Here is an application of the above with actual numbers. Suppose I use a uniform prior, corresponding to $a = b = 1$. I observe the sample $\boldsymbol x = (1, 1, 0, 1, 0, 1)$ with $n = 6$. Then $\bar x = 4/6 = 2/3$ is the sample proportion of successes, consequently my posterior belief for the distribution of the parameter $\theta$ given the sample I observed is no longer uniform but Beta with hyperparameters $$a^* = 4+1 = 5, \quad b^* = 2+1 = 3.$$ The expectation is $$\operatorname{E}[\theta \mid \boldsymbol x] = \frac{a^*}{a^* + b^*} = \frac{5}{5+3} = \frac{5}{8},$$ which we could take as one point estimate of our belief of the true value of $\theta$. Note, however, that this is not the same as the frequentist maximum likelihood estimate: $$\hat \theta_{\rm ML} = \bar x = \frac{2}{3}.$$ It is also not the same as the posterior mode, which is the mode of the beta distribution: $$\tilde \theta \mid \boldsymbol x = \frac{a^*-1}{a^*+b^*-2} = \frac{4}{6} = \frac{2}{3},$$ which happens to be equal to the ML estimate (and it is easy to see mathematically that the posterior mode equals the ML estimate whenever the prior is uniform).

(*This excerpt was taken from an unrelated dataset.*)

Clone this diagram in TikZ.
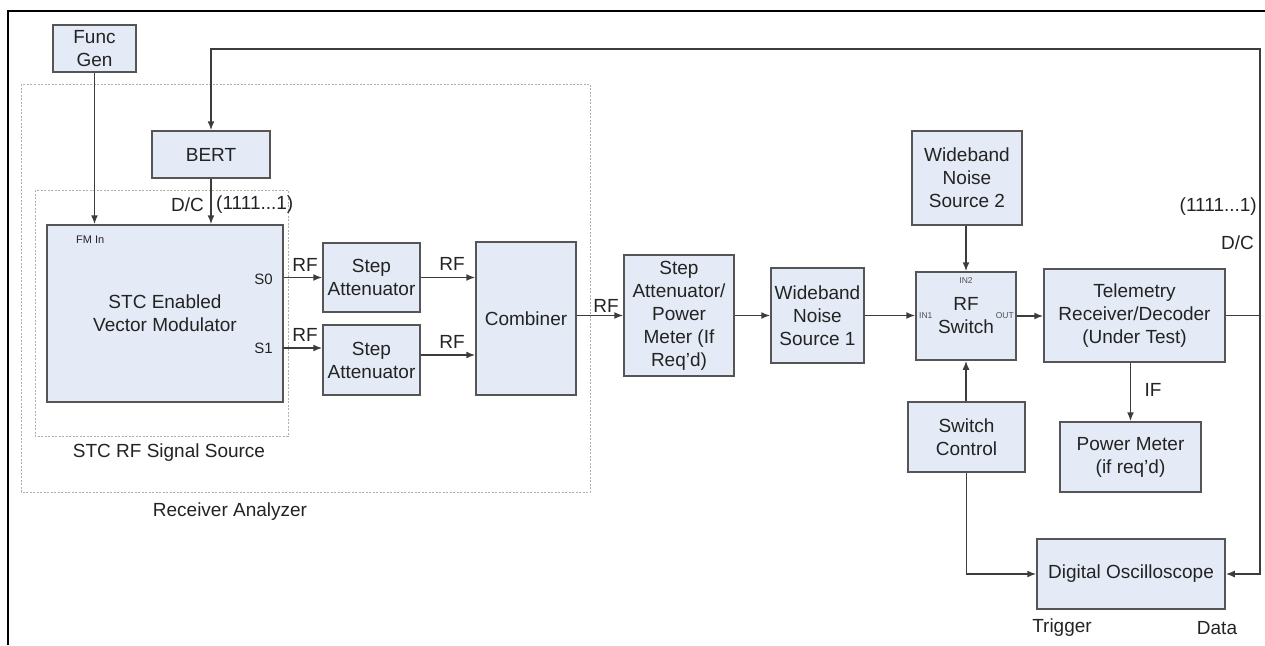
\documentclass[tikz,border=0pt]{standalone}
\usepackage{fontspec}
\setmainfont{Liberation Sans}
\usetikzlibrary{arrows.meta}
\definecolor{boxfill}{RGB}{228,235,246}
\definecolor{boxline}{RGB}{85,85,85}
\definecolor{wire}{RGB}{60,60,60}
\definecolor{txt}{RGB}{35,35,35}
\definecolor{dashc}{RGB}{175,175,175}
\tikzset{
  blk/.style={draw=boxline, fill=boxfill, line width=1.5pt, inner sep=0pt, align=center,
    text=txt, font=\fontsize{19}{23}\selectfont},
  arr/.style={draw=wire, line width=1.6pt, -{Latex[length=9pt,width=7pt]}},
  lbl/.style={text=txt, inner sep=0pt, font=\fontsize{19}{23}\selectfont},
  slbl/.style={text=txt, inner sep=0pt, font=\fontsize{15}{18}\selectfont},
  tiny/.style={text=txt!80, inner sep=0pt, font=\fontsize{8.5}{10}\selectfont},
  fmlbl/.style={text=txt, inner sep=0pt, font=\fontsize{11}{13}\selectfont},
  grp/.style={draw=dashc, line width=0.9pt, dash pattern=on 2pt off 1.5pt}
}
\begin{document}
\begin{tikzpicture}[x=1pt,y=-1pt]
\useasboundingbox (0,0) rectangle (1265,645);
% outer frame
\draw[black, line width=1.6pt] (8,645) -- (8,11) -- (1265,11);
% group boxes
\draw[grp] (21,84) rectangle (590,492);
\draw[grp] (35,190) rectangle (288,436);
\node[lbl] (lstc) at (169,453) {STC RF Signal Source};
\node[lbl] (lra) at (230,512) {Receiver Analyzer};
% blocks
\node[blk, minimum width=83pt, minimum height=47pt] (fg) at (94.5,48.5) {Func\\Gen};
\node[blk, minimum width=118pt, minimum height=47pt] (bert) at (211,154.5) {BERT};
\node[blk, minimum width=236pt, minimum height=177pt] (vm) at (165,313.5) {STC Enabled\\Vector Modulator};
\node[blk, minimum width=97pt, minimum height=69pt] (sa1) at (371.5,277.5) {Step\\Attenuator};
\node[blk, minimum width=97pt, minimum height=70pt] (sa2) at (371.5,360) {Step\\Attenuator};
\node[blk, minimum width=100pt, minimum height=153pt] (comb) at (526,318.5) {Combiner};
\node[blk, minimum width=110pt, minimum height=121pt] (sapm) at (679,315.5) {Step\\Attenuator/\\Power\\Meter (If\\Req’d)};
\node[blk, minimum width=93pt, minimum height=95pt] (wns1) at (817.5,315.5) {Wideband\\Noise\\Source 1};
\node[blk, minimum width=100pt, minimum height=88pt] (rfs) at (966,316) {RF\\Switch};
\node[blk, minimum width=110pt, minimum height=94pt] (wns2) at (967,178) {Wideband\\Noise\\Source 2};
\node[blk, minimum width=181pt, minimum height=93pt] (tel) at (1134.5,315.5) {Telemetry\\Receiver/Decoder\\(Under Test)};
\node[blk, minimum width=141pt, minimum height=70pt] (pm) at (1130.5,457) {Power Meter\\(if req’d)};
\node[blk, minimum width=117pt, minimum height=70pt] (sc) at (966.5,437) {Switch\\Control};
\node[blk, minimum width=188pt, minimum height=70pt] (dso) at (1131,574) {Digital Oscilloscope};
% small port labels
\node[fmlbl, anchor=west] (lfm) at (76,240) {FM In};
\node[slbl, anchor=east] (ls0) at (273,279) {S0};
\node[slbl, anchor=east] (ls1) at (273,348) {S1};
\node[tiny] (lin2) at (966,281) {IN2};
\node[tiny, anchor=west] (lin1) at (919,316) {IN1};
\node[tiny, anchor=east] (lout) at (1014,316) {OUT};
% coordinates
\coordinate (s1) at (283,348);
\coordinate (tr) at (1260,49);
% connectors
\draw[arr] (fg.south) -- (fg.south |- vm.north);
\draw[arr] (bert.south) -- (bert.south |- vm.north);
\draw[arr] (vm.east |- sa1.west) -- (sa1.west);
\draw[arr] (s1) -- (s1 -| sa2.west);
\draw[arr] (sa1.east) -- (sa1.east -| comb.west);
\draw[arr] ([yshift=5pt]sa2.east) -- ([yshift=5pt]sa2.east -| comb.west);
\draw[arr] (comb.east |- sapm.west) -- (sapm.west);
\draw[arr] (sapm.east) -- (wns1.west);
\draw[arr] (wns1.east) -- (wns1.east -| rfs.west);
\draw[arr] (rfs.north |- wns2.south) -- (rfs.north);
\draw[arr] (rfs.east) -- (rfs.east -| tel.west);
\draw[arr] (tel.east) -| (tr) -| (bert.north);
\draw[arr] (tel.east -| tr) |- (dso.east);
\draw[arr] (pm.north |- tel.south) -- (pm.north);
\draw[arr] (rfs.south |- sc.north) -- (rfs.south);
\draw[arr] (sc.south) |- (dso.west);
% connector labels
\node[lbl, anchor=east] (ldc1) at (204,205) {D/C};
\node[lbl, anchor=west] (lseq1) at (216,205) {(1111...1)};
\node[lbl] (lrf1) at (305,265) {RF};
\node[lbl] (lrf2) at (305,335) {RF};
\node[lbl] (lrf3) at (452,264) {RF};
\node[lbl] (lrf4) at (452,342) {RF};
\node[lbl] (lrf5) at (606,306) {RF};
\node[lbl, anchor=east] (lseq2) at (1257,207) {(1111...1)};
\node[lbl, anchor=east] (ldc2) at (1254,243) {D/C};
\node[lbl] (lif) at (1153,390) {IF};
\node[lbl] (ltrig) at (1062,628) {Trigger};
\node[lbl] (ldata) at (1217,628) {Data};
\end{tikzpicture}
\end{document}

Some comments: note we never bothered to compute the marginal/unconditional distribution $f(\bar x)$ or $f(\boldsymbol x)$. This is related to the idea of looking only at the proportionality; i.e., we can look at the posterior likelihood if our desire is to find the choice of parameter that maximizes that likelihood (i.e., find the posterior mode). In our case, we have the added benefit of being able to see that the prior is conjugate, so we know that the posterior is beta, making the calculation of the marginal unnecessary since all it will do is tell us the factor by which we should divide in order to obtain a density function rather than a likelihood for $\theta$.